The murti is then taken from the yagna mandap to the garbha gruh (inner sanctum) of the mandir where it is placed on the pindika (pedestal). While chanting mangalashtak (mantras of auspiciousness), a mason cements the murti to the pindika. After the cement has dried, brahmin pundits (or the Satpurush) enter the garbha gruh to perform the actual murti prãna pratishtha.
8. Prãna Pratishtha Rites
Now that the murti has been purified, it is ready to become the home of the Divine. It should be noted that the prãna pratishtha cannot be performed by just anyone. The Vaihãyasi Samhita (9/28-84, 90) of the Panchratra Agam Shastras states that, “One in whose every organ Paramatma resides fully, that pure Mahapurush is eligible to perform prãna pratishtha, because it is only he who can invoke Paramatma within his heart into the murti.” Today in the BAPS Swaminarayan Sanstha, Pramukh Swami Maharaj is such a Mahapurush (Satpurush).

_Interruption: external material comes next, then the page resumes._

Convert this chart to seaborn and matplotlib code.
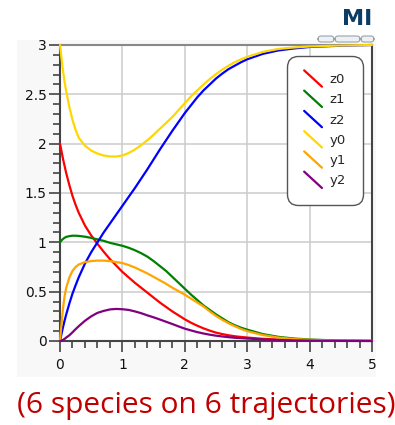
import numpy as np
import pandas as pd
import matplotlib
matplotlib.use("Agg")
import matplotlib.pyplot as plt
import seaborn as sns
from matplotlib.lines import Line2D
from matplotlib.legend_handler import HandlerBase
from matplotlib.patches import Rectangle, FancyBboxPatch
from matplotlib.ticker import MultipleLocator, FuncFormatter

# ---------------- data ----------------
t = [0, 0.025, 0.05, 0.075, 0.1, 0.15, 0.2, 0.25,
     0.3, 0.4, 0.5, 0.6, 0.7, 0.8, 0.9, 1.0,
     1.1, 1.2, 1.3, 1.4, 1.5, 1.6, 1.7, 1.8, 1.9, 2.0,
     2.1, 2.2, 2.3, 2.4, 2.5, 2.6, 2.7, 2.8, 2.9, 3.0,
     3.25, 3.5, 3.75, 4.0, 4.5, 5.0]

z0 = [2.0, 1.92, 1.84, 1.77, 1.70, 1.58, 1.47, 1.38,
      1.30, 1.17, 1.07, 0.985, 0.905, 0.83, 0.765, 0.70,
      0.645, 0.59, 0.54, 0.49, 0.44, 0.39, 0.345, 0.30, 0.26, 0.22,
      0.185, 0.155, 0.128, 0.105, 0.085, 0.07, 0.058, 0.048, 0.041, 0.035,
      0.022, 0.014, 0.009, 0.006, 0.002, 0.001]
z1 = [1.0, 1.02, 1.035, 1.047, 1.055, 1.063, 1.067, 1.067,
      1.065, 1.057, 1.045, 1.03, 1.015, 0.995, 0.98, 0.965,
      0.945, 0.92, 0.89, 0.855, 0.81, 0.76, 0.71, 0.65, 0.59, 0.53,
      0.47, 0.415, 0.36, 0.315, 0.27, 0.23, 0.19, 0.16, 0.135, 0.115,
      0.07, 0.042, 0.025, 0.015, 0.004, 0.001]
z2 = [0.0, 0.075, 0.145, 0.21, 0.27, 0.38, 0.48, 0.565,
      0.645, 0.785, 0.90, 1.0, 1.10, 1.19, 1.28, 1.37,
      1.46, 1.55, 1.645, 1.74, 1.84, 1.94, 2.035, 2.13, 2.22, 2.31,
      2.39, 2.47, 2.54, 2.60, 2.66, 2.71, 2.755, 2.79, 2.825, 2.855,
      2.91, 2.945, 2.965, 2.98, 2.993, 3.0]
y0 = [3.0, 2.86, 2.73, 2.62, 2.53, 2.37, 2.24, 2.14,
      2.06, 1.98, 1.93, 1.90, 1.88, 1.87, 1.87, 1.88,
      1.905, 1.94, 1.985, 2.035, 2.09, 2.15, 2.21, 2.27, 2.34, 2.41,
      2.48, 2.54, 2.60, 2.655, 2.705, 2.75, 2.79, 2.825, 2.855, 2.88,
      2.93, 2.96, 2.975, 2.985, 2.995, 3.0]
y1 = [0.0, 0.18, 0.34, 0.46, 0.54, 0.645, 0.71, 0.75,
      0.775, 0.80, 0.81, 0.815, 0.815, 0.81, 0.80, 0.79,
      0.77, 0.745, 0.715, 0.685, 0.65, 0.615, 0.58, 0.54, 0.505, 0.47,
      0.43, 0.39, 0.35, 0.30, 0.255, 0.215, 0.18, 0.15, 0.122, 0.10,
      0.06, 0.035, 0.02, 0.012, 0.004, 0.001]
y2 = [0.0, 0.004, 0.012, 0.022, 0.035, 0.058, 0.088, 0.12,
      0.15, 0.205, 0.25, 0.285, 0.305, 0.32, 0.325, 0.322,
      0.315, 0.30, 0.282, 0.26, 0.24, 0.218, 0.195, 0.172, 0.148, 0.125,
      0.107, 0.09, 0.076, 0.064, 0.054, 0.046, 0.039, 0.033, 0.029, 0.025,
      0.016, 0.01, 0.006, 0.004, 0.001, 0.0]

species = ["z0", "z1", "z2", "y0", "y1", "y2"]
colors = {"z0": "#ff0000", "z1": "#008000", "z2": "#0000ff",
          "y0": "#ffd700", "y1": "#ffa500", "y2": "#800080"}
title = "(6 species on 6 trajectories)"

series = {"z0": z0, "z1": z1, "z2": z2, "y0": y0, "y1": y1, "y2": y2}
df = pd.DataFrame({
    "t": np.tile(t, len(species)),
    "value": np.concatenate([series[s] for s in species]),
    "species": np.repeat(species, len(t)),
})

# ---------------- figure ----------------
sns.set_theme(style="white")
plt.rcParams["font.family"] = ["DejaVu Sans"]

W, H = 395, 425
fig = plt.figure(figsize=(W / 100, H / 100), dpi=100)
fig.patch.set_facecolor("white")

def fx(px):
    return px / W

def fy(py):
    return 1 - py / H

# faint widget panel
fig.add_artist(Rectangle((fx(17), fy(377)), fx(376) - fx(17), fy(40) - fy(377),
                         transform=fig.transFigure, facecolor="#f8f8f8",
                         edgecolor="none", zorder=-5))

ax = fig.add_axes([fx(60), fy(341), fx(372) - fx(60), fy(45) - fy(341)])
ax.set_facecolor("white")

sns.lineplot(data=df, x="t", y="value", hue="species", hue_order=species,
             palette=colors, linewidth=1.6, legend=False, ax=ax,
             sort=False, estimator=None)
for ln in ax.get_lines():
    ln.set_clip_on(False)
    ln.set_zorder(3)
    ln.set_solid_capstyle("round")
    ln.set_solid_joinstyle("round")

ax.set_xlim(0, 5)
ax.set_ylim(0, 3)
ax.set_xlabel("")
ax.set_ylabel("")
ax.xaxis.set_major_locator(MultipleLocator(1))
ax.xaxis.set_minor_locator(MultipleLocator(0.2))
ax.yaxis.set_major_locator(MultipleLocator(0.5))
ax.yaxis.set_minor_locator(MultipleLocator(0.1))
ax.yaxis.set_major_formatter(FuncFormatter(lambda v, p: f"{v:g}"))
ax.grid(True, which="major", color="#cccccc", linewidth=1.1)
ax.set_axisbelow(True)

ax.tick_params(which="major", direction="out", length=8, width=1.1, color="#333333",
               labelsize=10, labelcolor="#111111", bottom=True, left=True)
ax.tick_params(axis="y", which="major", pad=1.5)
ax.tick_params(axis="x", which="major", pad=4)
ax.tick_params(which="minor", direction="out", length=4.8, width=1.1, color="#333333",
               bottom=True, left=True)

for side, sp in ax.spines.items():
    sp.set_visible(True)
    sp.set_linewidth(1.5)
    sp.set_color("#444444")
ax.spines["top"].set_color("#888888")

# ---------------- legend with diagonal handles ----------------
class DiagHandler(HandlerBase):
    def create_artists(self, legend, orig_handle, xdescent, ydescent,
                       width, height, fontsize, trans):
        cy = -ydescent + height / 2
        dy = 0.62 * fontsize
        x0 = -xdescent
        line = Line2D([x0, x0 + width], [cy + dy, cy - dy],
                      color=orig_handle.get_color(), linewidth=1.6,
                      transform=trans)
        return [line]

handles = [Line2D([], [], color=colors[s], label=s) for s in species]
leg = ax.legend(handles=handles, labels=species,
                handler_map={Line2D: DiagHandler()},
                loc="upper left", bbox_to_anchor=(fx(287), fy(56)),
                bbox_transform=fig.transFigure, fontsize=9.5,
                frameon=True, fancybox=True, borderpad=1.3, labelspacing=0.55,
                handlelength=1.35, handletextpad=0.55, borderaxespad=0)
fr = leg.get_frame()
fr.set_boxstyle("round", pad=0, rounding_size=0.8)
fr.set_edgecolor("#555555")
fr.set_linewidth(1.0)
fr.set_facecolor("white")
fr.set_alpha(1)
leg.set_zorder(10)

# ---------------- decorations ----------------
for x0, x1 in [(318, 334), (335, 360), (361, 374)]:
    fig.add_artist(FancyBboxPatch((fx(x0), fy(42)), fx(x1) - fx(x0), fy(36) - fy(42),
                                  boxstyle="round,pad=0,rounding_size=0.008",
                                  transform=fig.transFigure, facecolor="#eef1f3",
                                  edgecolor="#9aa3aa", linewidth=0.8, zorder=1))

fig.text(fx(372), fy(19), "MI", ha="right", va="center", fontsize=16,
         fontweight="bold", color="#0b3c64")

fig.text(fx(17), fy(405), title, ha="left", va="center", fontsize=21.5,
         color="#c00000", family=["Open Sans", "DejaVu Sans"])

fig.savefig("out.png", dpi=100)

Nyãsvidhi is the first step in the prãna pratishtha. ‘Nyãs’ means touching. Nyãsvidhi invokes various deities, such as Brahmã, Indra, Surya, and others, in different parts of the murti. Chanting Paramatma’s bij mantra, and with the wave of the darbha grass and shalãkã (golden needle), the rite begins from the head of the murti down to its feet. The Satpurush places his hands a few inches from the murti while pundits chant bij mantras invoking Paramatma. The divine shakti (power) of Paramatma emanates from the Satpurush and enters the murti. First the prãna (life breath) enters the murti, followed by the jiva (soul). Lastly, the ten indriyas (senses) are infused into the murti. In the BAPS Swaminarayan tradition, the Satpurush performs the netra-anãvaran rite, ‘opening’ the murti’s eyes, by removing the coating of ghee and honey with a golden shalãkã. This final rite completes the prãna pratishtha. Now Paramatma fully resides within the murti; the murti is no longer termed murti but instead the deity invoked within the murti.
In the BAPS Swaminarayan Sanstha, a mahapuja is performed in the assembly hall while abhishek is performed of the murti in the garbha gruh. Shangar (clothes) are offered to the murti after abhishek. Pramukh Swami Maharaj then performs the prãna pratishtha. An annakut is placed in front of Bhagwan after the prãna pratishtha, and Pramukh Swami Maharaj then performs the first ãarti.